Material for this task:
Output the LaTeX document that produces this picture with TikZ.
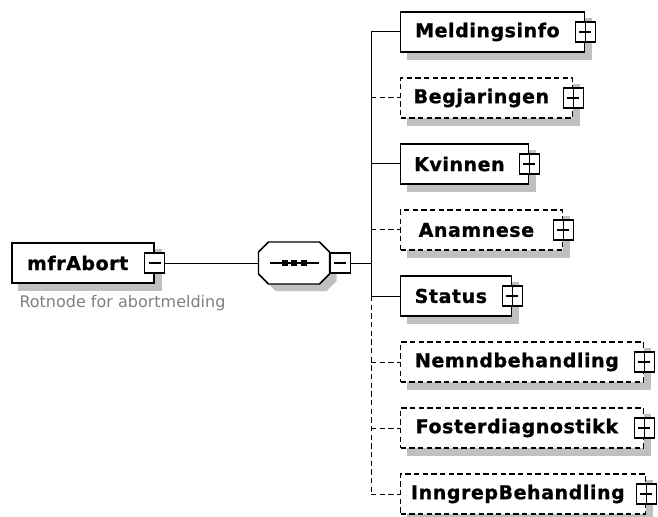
\documentclass[tikz,border=0pt]{standalone}
\usepackage{fontspec}
\setmainfont{DejaVu Sans}
\newfontfamily\elemfont{DejaVu Sans}[UprightFont={* Bold}, LetterSpace=3, FakeBold=1]
\usetikzlibrary{backgrounds}

\definecolor{shadowgray}{RGB}{192,192,192}
\definecolor{docgray}{RGB}{128,128,128}

% octagon round a node: #1 node, #2 dx, #3 dy
\newcommand{\octagonpath}[3]{([shift={(#2,#3+10)}]#1.north west) -- ([shift={(#2+10,#3)}]#1.north west)
  -- ([shift={(#2-10,#3)}]#1.north east) -- ([shift={(#2,#3+10)}]#1.north east)
  -- ([shift={(#2,#3-10)}]#1.south east) -- ([shift={(#2-10,#3)}]#1.south east)
  -- ([shift={(#2+10,#3)}]#1.south west) -- ([shift={(#2,#3-10)}]#1.south west) -- cycle}

\tikzset{every picture/.style={line width=0.75pt}}
\tikzset{
  elem/.style={draw, fill=white, line width=1.1pt, rectangle, anchor=west, inner sep=0pt,
    minimum height=30pt, font=\fontsize{14.25}{16}\selectfont\elemfont, execute at end node={\hspace*{8pt}}},
  optelem/.style={elem, dash pattern=on 4pt off 2.5pt},
  boxw/.style={minimum width=#1*0.75pt},
  optline/.style={dash pattern=on 4pt off 2.5pt},
  pmbox/.style={draw, fill=white, line width=0.9pt, rectangle, inner sep=0pt, minimum size=15pt},
  plusbox/.style={pmbox, path picture={
    \draw[line width=1pt] ([shift={(4,0)}]path picture bounding box.west) -- ([shift={(-4,0)}]path picture bounding box.east)
      ([shift={(0,4)}]path picture bounding box.north) -- ([shift={(0,-4)}]path picture bounding box.south);}},
  minusbox/.style={pmbox, path picture={
    \draw[line width=1pt] ([shift={(4,0)}]path picture bounding box.west) -- ([shift={(-4,0)}]path picture bounding box.east);}},
  seqbody/.style={rectangle, inner sep=0pt, minimum width=52.5pt, minimum height=30.75pt},
  seqline/.style={draw, fill=white, line width=1.1pt, path picture={
    \draw[black, line width=1pt] ([shift={(-24,0)}]path picture bounding box.center) -- ([shift={(25,0)}]path picture bounding box.center);
    \foreach \dx in {-9.5,0,9.5}
      \fill[black] ([shift={(\dx-3,-3)}]path picture bounding box.center) rectangle ([shift={(\dx+3,3)}]path picture bounding box.center);}},
  doc/.style={text=docgray, inner sep=0pt, font=\fontsize{12}{14}\selectfont}
}

\begin{document}
\begin{tikzpicture}[x=0.75pt,y=0.75pt,yscale=-1,xscale=1]
\useasboundingbox (0,0) rectangle (658,517);

% Root element
\node[elem, boxw=142, anchor=center] (root) at (83,263) {mfrAbort};
\node[minusbox] (rootm) at (root.east) {};
\node[doc, anchor=west] (rootdoc) at (19,303) {Rotnode for abortmelding};

% Sequence
\node[seqbody] (seq) at (294,263) {};
\path[seqline] \octagonpath{seq}{0}{0};
\node[minusbox, anchor=west] (seqm) at (seq.east) {};
\coordinate (bus) at (371,263);

% Children
\node[elem, boxw=184] (m1) at (400,32) {Meldingsinfo};
\node[optelem, boxw=172] (m2) at (400,98) {Begjaringen};
\node[elem, boxw=128] (m3) at (400,164) {Kvinnen};
\node[optelem, boxw=162] (m4) at (400,230) {Anamnese};
\node[elem, boxw=111] (m5) at (400,296) {Status};
\node[optelem, boxw=243] (m6) at (400,362) {Nemndbehandling};
\node[optelem, boxw=243] (m7) at (400,428) {Fosterdiagnostikk};
\node[optelem, boxw=245] (m8) at (400,494) {InngrepBehandling};

% Plus boxes
\node[plusbox] (p1) at (m1.east) {};
\node[plusbox] (p2) at (m2.east) {};
\node[plusbox] (p3) at (m3.east) {};
\node[plusbox] (p4) at (m4.east) {};
\node[plusbox] (p5) at (m5.east) {};
\node[plusbox] (p6) at (m6.east) {};
\node[plusbox] (p7) at (m7.east) {};
\node[plusbox] (p8) at (m8.east) {};

% Connectors
\draw (rootm.east) -- (seq.west);
\draw (seqm.east) -- (bus);
\draw (m1.west -| bus) -- (m5.west -| bus);
\draw[optline] (m5.west -| bus) -- (m8.west -| bus);
\draw (m1.west -| bus) -- (m1.west);
\draw[optline] (m2.west -| bus) -- (m2.west);
\draw (m3.west -| bus) -- (m3.west);
\draw[optline] (m4.west -| bus) -- (m4.west);
\draw (m5.west -| bus) -- (m5.west);
\draw[optline] (m6.west -| bus) -- (m6.west);
\draw[optline] (m7.west -| bus) -- (m7.west);
\draw[optline] (m8.west -| bus) -- (m8.west);

% Shadows
\begin{scope}[on background layer]
  \foreach \n in {root,m1,m2,m3,m4,m5,m6,m7,m8}
    \fill[shadowgray] ([shift={(7,7)}]\n.north west) rectangle ([shift={(7,7)}]\n.south east);
  \fill[shadowgray] \octagonpath{seq}{7}{7};
\end{scope}
\end{tikzpicture}
\end{document}
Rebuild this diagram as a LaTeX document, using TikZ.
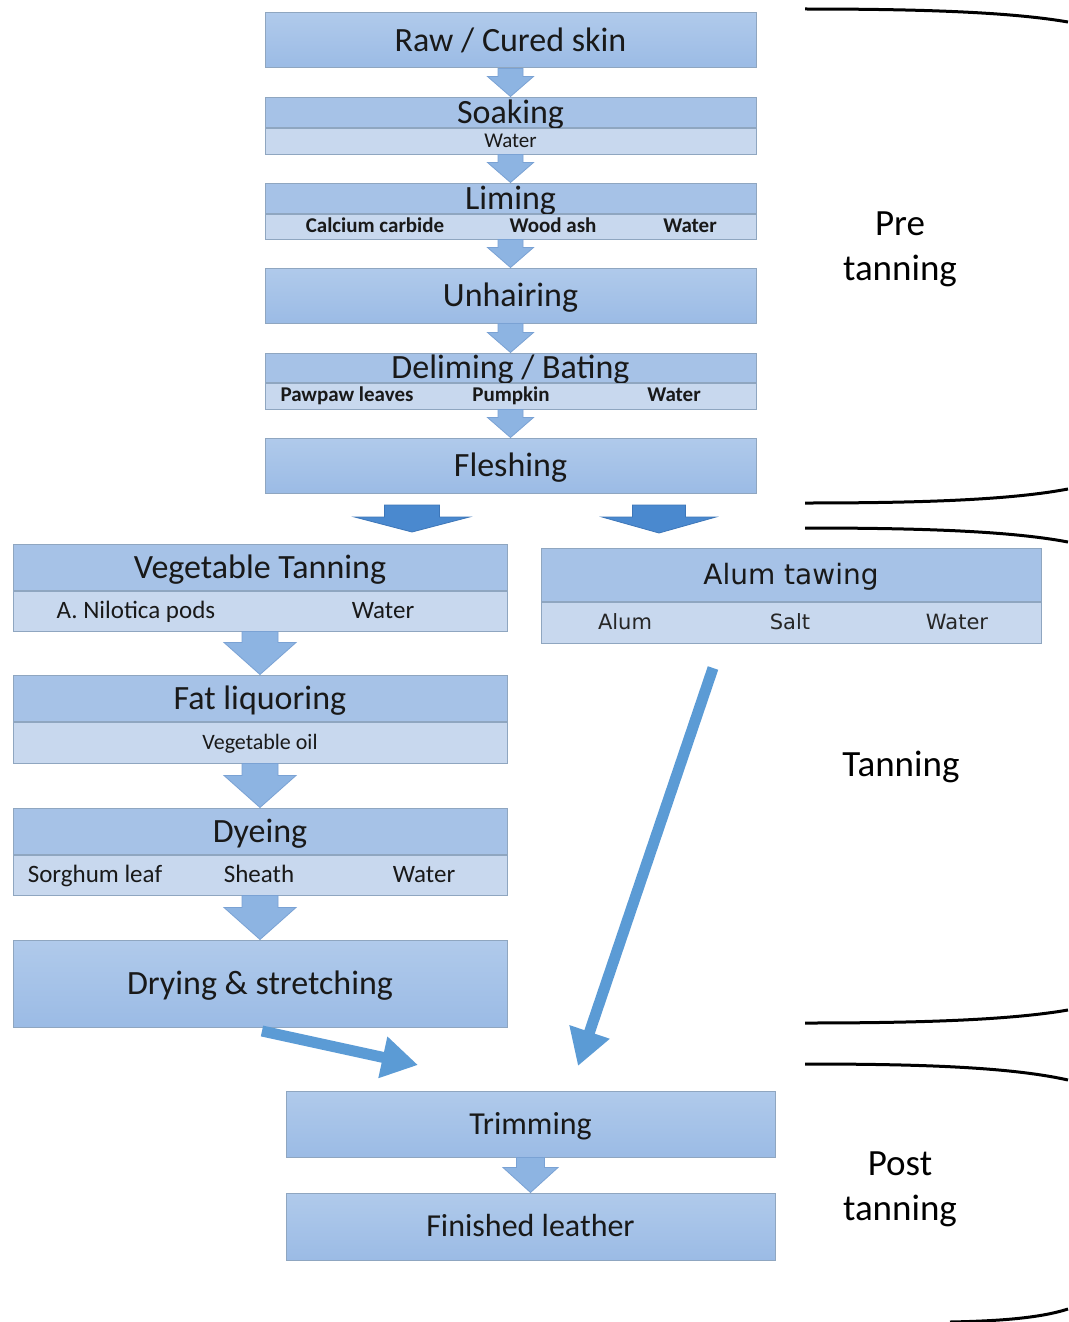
\documentclass[tikz,border=0pt]{standalone}
\usepackage{fontspec}
\setmainfont{Carlito}
\newfontfamily\verd{DejaVu Sans}
\usetikzlibrary{calc}
\usetikzlibrary{arrows.meta}
\definecolor{bandtop}{HTML}{A6C2E7}
\definecolor{bandsub}{HTML}{C8D8EE}
\definecolor{boxhi}{HTML}{B0CAEB}
\definecolor{boxlo}{HTML}{9BBBE5}
\definecolor{boxline}{HTML}{8FA6C0}
\definecolor{arrowlight}{HTML}{8DB4E2}
\definecolor{arrowline}{HTML}{7AA2D4}
\definecolor{arrowdark}{HTML}{4A89CF}
\definecolor{arrowedge}{HTML}{3D76B8}
\definecolor{arrowmid}{HTML}{5B9BD5}

% block arrow: [style]{from}{to}{shaft half width}{head half width}{head length}
\newcommand{\blockarrow}[6][]{%
  \filldraw[#1] let \p1=#2, \p2=#3 in
    (\x1-#4pt,\y1) -- (\x1-#4pt,\y2+#6pt) -- (\x1-#5pt,\y2+#6pt) -- (\x1,\y2)
    -- (\x1+#5pt,\y2+#6pt) -- (\x1+#4pt,\y2+#6pt) -- (\x1+#4pt,\y1) -- cycle;}

\begin{document}
\begin{tikzpicture}[x=1pt,y=-1pt,
    title/.style={draw=boxline, line width=1pt, fill=bandtop, inner sep=0pt,
      text height=22pt, text depth=0pt, text=black!90, font=\fontsize{34}{36}\selectfont},
    single/.style={title, top color=boxhi, bottom color=boxlo},
    sub/.style={draw=boxline, line width=1pt, fill=bandsub, inner sep=0pt,
      text height=13.5pt, text depth=0pt, text=black!90, font=\fontsize{21}{24}\selectfont},
    item/.style={inner sep=0pt, text height=13.5pt, text depth=0pt, text=black!90,
      font=\fontsize{21}{24}\selectfont\bfseries},
    leftitem/.style={item, text height=16pt, font=\fontsize{25}{28}\selectfont},
    alumitem/.style={item, text height=15pt, text=black!85, font=\verd\fontsize{21}{24}\selectfont},
    smallarrow/.style={fill=arrowlight, draw=arrowline, line width=0.8pt},
    bigarrow/.style={fill=arrowdark, draw=arrowedge, line width=0.8pt},
    thickarrow/.style={draw=arrowmid, line width=11pt, -{Triangle[length=36pt,width=40pt]}},
    bracket/.style={line width=3pt},
    phase/.style={align=center, font=\fontsize{37}{45}\selectfont}]
\useasboundingbox[fill=white] (0,0) rectangle (1068,1322);

% pre tanning column
\node[single, minimum width=491pt, minimum height=55pt] (raw) at (510.5,40.5) {Raw / Cured skin};
\node[title, minimum width=491pt, minimum height=30pt] (soak) at (510.5,112) {Soaking};
\node[sub, minimum width=491pt, minimum height=26pt, anchor=north] (soak-sub) at (soak.south) {Water};
\node[title, minimum width=491pt, minimum height=30pt] (lime) at (510.5,198) {Liming};
\node[sub, minimum width=491pt, minimum height=25pt, anchor=north] (lime-sub) at (lime.south) {};
\node[item] (lime-a) at (375,225.5) {Calcium carbide};
\node[item] (lime-b) at (553,225.5) {Wood ash};
\node[item] (lime-c) at (690,225.5) {Water};
\node[single, minimum width=491pt, minimum height=55pt] (unhair) at (510.5,295.5) {Unhairing};
\node[title, minimum width=491pt, minimum height=29pt] (delime) at (510.5,367.5) {Deliming / Bating};
\node[sub, minimum width=491pt, minimum height=26pt, anchor=north] (delime-sub) at (delime.south) {};
\node[item] (delime-a) at (347,395) {Pawpaw leaves};
\node[item] (delime-b) at (511,395) {Pumpkin};
\node[item] (delime-c) at (674,395) {Water};
\node[single, minimum width=491pt, minimum height=55pt] (flesh) at (510.5,465.5) {Fleshing};

\blockarrow[smallarrow]{(raw.south)}{(soak.north)}{12.5}{23}{20}
\blockarrow[smallarrow]{(soak-sub.south)}{(lime.north)}{12.5}{23}{20}
\blockarrow[smallarrow]{(lime-sub.south)}{(unhair.north)}{12.5}{23}{20}
\blockarrow[smallarrow]{(unhair.south)}{(delime.north)}{12.5}{23}{20}
\blockarrow[smallarrow]{(delime-sub.south)}{(flesh.north)}{12.5}{23}{20}

% split below fleshing
\coordinate (veg-in) at (412,505);
\coordinate (veg-tip) at (412,532);
\coordinate (alum-in) at (659,505);
\coordinate (alum-tip) at (659,533);
\blockarrow[bigarrow]{(veg-in)}{(veg-tip)}{27.5}{57.5}{15}
\blockarrow[bigarrow]{(alum-in)}{(alum-tip)}{26.5}{57}{16}

% vegetable tanning column
\node[title, minimum width=494pt, minimum height=46pt] (veg) at (260,567) {Vegetable Tanning};
\node[sub, minimum width=494pt, minimum height=40pt, anchor=north] (veg-sub) at (veg.south) {};
\node[leftitem] (veg-a) at (136,610) {A. Nilotica pods};
\node[leftitem] (veg-b) at (383,610) {Water};
\node[title, minimum width=494pt, minimum height=46pt] (fat) at (260,698) {Fat liquoring};
\node[sub, minimum width=494pt, minimum height=41pt, anchor=north, text height=14pt, font=\fontsize{22}{24}\selectfont] (fat-sub) at (fat.south) {Vegetable oil};
\node[title, minimum width=494pt, minimum height=46pt] (dye) at (260,831) {Dyeing};
\node[sub, minimum width=494pt, minimum height=40pt, anchor=north] (dye-sub) at (dye.south) {};
\node[leftitem] (dye-a) at (95,874) {Sorghum leaf};
\node[leftitem] (dye-b) at (259,874) {Sheath};
\node[leftitem] (dye-c) at (424,874) {Water};
\node[single, minimum width=494pt, minimum height=87pt] (dry) at (260,983.5) {Drying \& stretching};

\blockarrow[smallarrow]{(veg-sub.south)}{(fat.north)}{18}{36}{32}
\blockarrow[smallarrow]{(fat-sub.south)}{(dye.north)}{18}{36}{32}
\blockarrow[smallarrow]{(dye-sub.south)}{(dry.north)}{18}{36}{32}

% alum tawing
\node[title, minimum width=500pt, minimum height=53pt, text height=20pt, font=\verd\fontsize{28}{30}\selectfont] (alum) at (791,574.5) {Alum tawing};
\node[sub, minimum width=500pt, minimum height=41pt, anchor=north] (alum-sub) at (alum.south) {};
\node[alumitem] (alum-a) at (625,622) {Alum};
\node[alumitem] (alum-b) at (790,622) {Salt};
\node[alumitem] (alum-c) at (957,622) {Water};

% post tanning
\node[single, minimum width=489pt, minimum height=66pt, text height=20.5pt, font=\fontsize{32}{34}\selectfont] (trim) at (530.5,1124) {Trimming};
\node[single, minimum width=489pt, minimum height=67pt, text height=20.5pt, font=\fontsize{32}{34}\selectfont] (finish) at (530.5,1226.5) {Finished leather};
\blockarrow[smallarrow]{(trim.south)}{(finish.north)}{14}{27.5}{25}

\coordinate (dry-out) at (262,1031);
\coordinate (trim-in) at (418,1065);
\coordinate (alum-out) at (713,668);
\coordinate (trim-in2) at (578,1066);
\draw[thickarrow] (dry-out) -- (trim-in);
\draw[thickarrow] (alum-out) -- (trim-in2);

% phases
\draw[bracket] (805,9) .. controls (920,9) and (1010,12) .. (1068,22);
\draw[bracket] (805,503) .. controls (920,503) and (1010,500) .. (1068,489);
\node[phase] (pre) at (900,249) {Pre\\tanning};
\draw[bracket] (805,528) .. controls (920,528) and (1010,531) .. (1068,542);
\draw[bracket] (805,1023) .. controls (920,1023) and (1010,1020) .. (1068,1010);
\node[phase] (tan) at (901,767) {Tanning};
\draw[bracket] (805,1064) .. controls (920,1064) and (1010,1067) .. (1068,1080);
\draw[bracket] (950,1322) .. controls (1000,1321) and (1040,1318) .. (1068,1309);
\node[phase] (post) at (900,1189) {Post\\tanning};
\end{tikzpicture}
\end{document}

Problem:
Check all the records above and select each line where the string "LaTeX" is found.

Output for this exercise:
Output the LaTeX document that produces this picture with TikZ.
Rebuild this diagram as a LaTeX document, using TikZ.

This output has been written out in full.